### Short exercise
Each line of the material must be repeated precisely, with the pictures left out.

### Source material
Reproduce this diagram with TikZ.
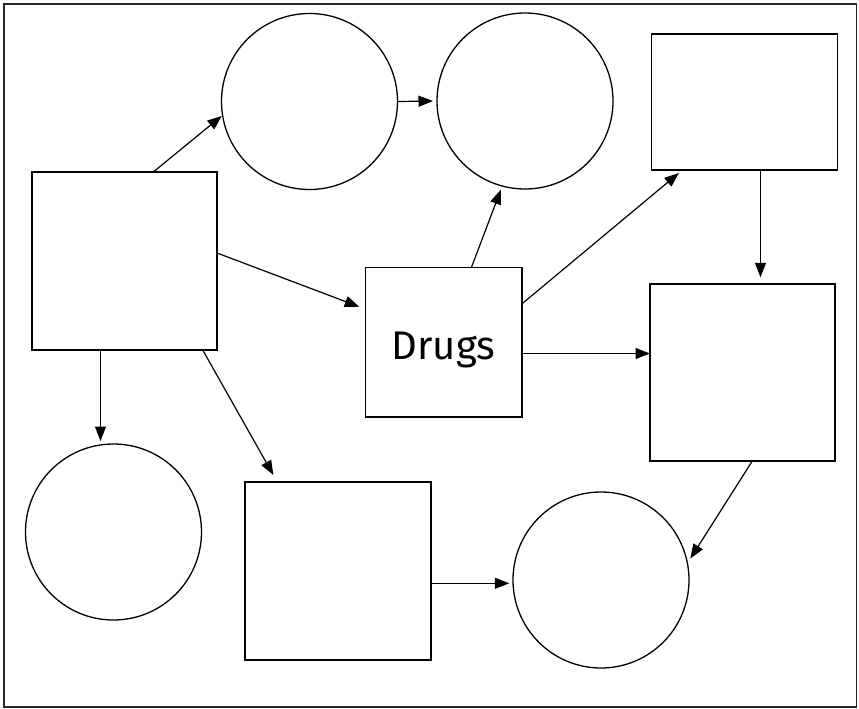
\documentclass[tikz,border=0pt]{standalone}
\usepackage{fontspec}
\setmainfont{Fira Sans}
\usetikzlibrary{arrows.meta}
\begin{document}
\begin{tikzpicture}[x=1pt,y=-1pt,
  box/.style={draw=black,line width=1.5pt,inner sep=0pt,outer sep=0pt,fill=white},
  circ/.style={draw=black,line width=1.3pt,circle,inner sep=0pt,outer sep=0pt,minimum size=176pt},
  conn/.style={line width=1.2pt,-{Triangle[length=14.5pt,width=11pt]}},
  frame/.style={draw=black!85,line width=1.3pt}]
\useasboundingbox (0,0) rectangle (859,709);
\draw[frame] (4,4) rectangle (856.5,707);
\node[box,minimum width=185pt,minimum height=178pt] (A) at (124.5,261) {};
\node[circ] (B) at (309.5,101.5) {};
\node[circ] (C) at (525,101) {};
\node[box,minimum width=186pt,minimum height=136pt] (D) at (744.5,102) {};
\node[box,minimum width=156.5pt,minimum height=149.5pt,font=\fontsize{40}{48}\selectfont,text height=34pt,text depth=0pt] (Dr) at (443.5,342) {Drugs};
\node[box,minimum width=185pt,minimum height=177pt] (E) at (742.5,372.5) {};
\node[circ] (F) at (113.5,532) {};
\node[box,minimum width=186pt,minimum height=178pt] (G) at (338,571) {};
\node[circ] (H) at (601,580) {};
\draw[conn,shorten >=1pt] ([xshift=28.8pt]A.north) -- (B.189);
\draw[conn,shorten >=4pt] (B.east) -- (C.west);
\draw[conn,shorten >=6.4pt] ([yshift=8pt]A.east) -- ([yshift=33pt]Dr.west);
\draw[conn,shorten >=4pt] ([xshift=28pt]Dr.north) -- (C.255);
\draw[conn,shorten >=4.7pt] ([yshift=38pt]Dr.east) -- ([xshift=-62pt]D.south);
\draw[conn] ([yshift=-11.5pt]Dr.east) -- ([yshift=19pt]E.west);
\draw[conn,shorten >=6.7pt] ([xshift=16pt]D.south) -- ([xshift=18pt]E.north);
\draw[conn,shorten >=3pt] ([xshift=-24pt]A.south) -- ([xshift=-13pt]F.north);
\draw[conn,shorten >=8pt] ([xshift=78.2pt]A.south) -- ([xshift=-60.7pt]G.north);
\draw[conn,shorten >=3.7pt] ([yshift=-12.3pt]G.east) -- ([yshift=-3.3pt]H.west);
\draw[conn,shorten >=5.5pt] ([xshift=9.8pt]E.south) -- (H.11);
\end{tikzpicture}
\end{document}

### Written response
Reproduce this diagram with TikZ.
\documentclass[tikz,border=0pt]{standalone}
\usepackage{fontspec}
\setmainfont{Fira Sans}
\usetikzlibrary{arrows.meta}
\begin{document}
\begin{tikzpicture}[x=1pt,y=-1pt,
  box/.style={draw=black,line width=1.5pt,inner sep=0pt,outer sep=0pt,fill=white},
  circ/.style={draw=black,line width=1.3pt,circle,inner sep=0pt,outer sep=0pt,minimum size=176pt},
  conn/.style={line width=1.2pt,-{Triangle[length=14.5pt,width=11pt]}},
  frame/.style={draw=black!85,line width=1.3pt}]
\useasboundingbox (0,0) rectangle (859,709);
\draw[frame] (4,4) rectangle (856.5,707);
\node[box,minimum width=185pt,minimum height=178pt] (A) at (124.5,261) {};
\node[circ] (B) at (309.5,101.5) {};
\node[circ] (C) at (525,101) {};
\node[box,minimum width=186pt,minimum height=136pt] (D) at (744.5,102) {};
\node[box,minimum width=156.5pt,minimum height=149.5pt,font=\fontsize{40}{48}\selectfont,text height=34pt,text depth=0pt] (Dr) at (443.5,342) {Drugs};
\node[box,minimum width=185pt,minimum height=177pt] (E) at (742.5,372.5) {};
\node[circ] (F) at (113.5,532) {};
\node[box,minimum width=186pt,minimum height=178pt] (G) at (338,571) {};
\node[circ] (H) at (601,580) {};
\draw[conn,shorten >=1pt] ([xshift=28.8pt]A.north) -- (B.189);
\draw[conn,shorten >=4pt] (B.east) -- (C.west);
\draw[conn,shorten >=6.4pt] ([yshift=8pt]A.east) -- ([yshift=33pt]Dr.west);
\draw[conn,shorten >=4pt] ([xshift=28pt]Dr.north) -- (C.255);
\draw[conn,shorten >=4.7pt] ([yshift=38pt]Dr.east) -- ([xshift=-62pt]D.south);
\draw[conn] ([yshift=-11.5pt]Dr.east) -- ([yshift=19pt]E.west);
\draw[conn,shorten >=6.7pt] ([xshift=16pt]D.south) -- ([xshift=18pt]E.north);
\draw[conn,shorten >=3pt] ([xshift=-24pt]A.south) -- ([xshift=-13pt]F.north);
\draw[conn,shorten >=8pt] ([xshift=78.2pt]A.south) -- ([xshift=-60.7pt]G.north);
\draw[conn,shorten >=3.7pt] ([yshift=-12.3pt]G.east) -- ([yshift=-3.3pt]H.west);
\draw[conn,shorten >=5.5pt] ([xshift=9.8pt]E.south) -- (H.11);
\end{tikzpicture}
\end{document}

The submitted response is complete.